Start Time: Monday, 05:40 PM

70604 - Reinforced Mixed Mode Bending Fixture for Improved Characterization 

Delamination is a primary failure mode for layered materials such as composites and nanocomposites. The Mixed Mode Bending (MMB) test is a standardized material characterization technique used to determine the fracture toughness of layered composite materials under combined mode I and mode II loading conditions. The MMB fixture relies on the interaction of eight main components to create any mode I to mode II ratio from 0 to approximately 5. It was proved that the compliance of any fixture’s internal components lessens the material characterization accuracy. The inherent compliance of the fixture introduces error into the load point displacement measurement and affects the fracture toughness of the specimen. The compliance of the system must therefore be accounted for to reduce these errors. Since the system compliance changes for each mode ratio, data post-processing can be relatively complex and impractical.    

The present work will improve upon the design of the mixed-mode bending fixture by reducing overall system compliance. A stiffer fixture will improve the accuracy of the experiment and reduce the complexity of data post-processing, leading to a safer crack-resistant design. The increase in the accuracy will also allow for materials with a more extensive range of elastic moduli to be tested and characterized with reliability.
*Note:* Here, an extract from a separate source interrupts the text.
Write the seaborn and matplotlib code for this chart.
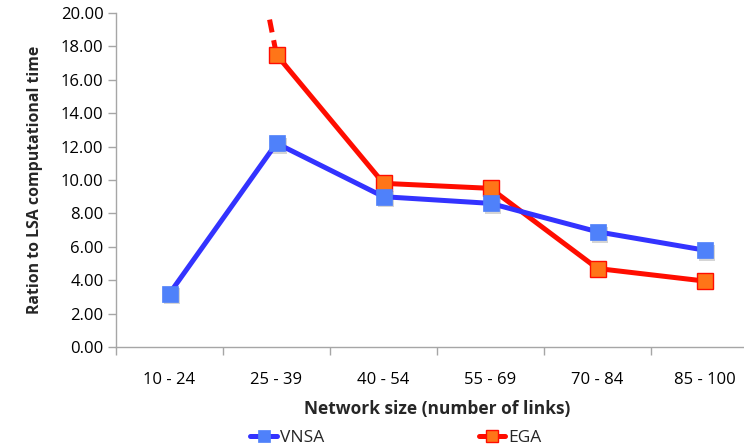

Finite element analysis, analytical modeling, and optimization techniques will be used to optimize the fixture design for minimal compliance while keeping the overall weight low. The relationship between each component's stiffness and the compliance of the overall system will be determined using an analytical model that approximates each component as a linear spring. The components that contribute the most to system compliance will be analyzed using finite element analysis to identify the critical members that experience the greatest deformation. Each of these components will be redesigned to reinforce the areas that experience maximum deformation. The new component designs will feature modifications to the geometry of critical members guided by a finite element optimization algorithm as well as changes in the interaction between components. Design changes must also not interfere with the existing mechanisms that allow for variable mixed mode loading conditions or prevent geometric nonlinearity to the system. Once all the critical components have been redesigned and incorporated into the final design, the compliance of the new reinforced mixed-mode bending fixture will be determined.  The maximum deformation of the new design will be compared to that of the original fixture under identical loading conditions allowing us to quantify the reduction of system compliance.

Presenting Author: Christian Bonney Arizona State University

Authors:

Masoud Yekani Fard Arizona State University
Christian Bonney Arizona State University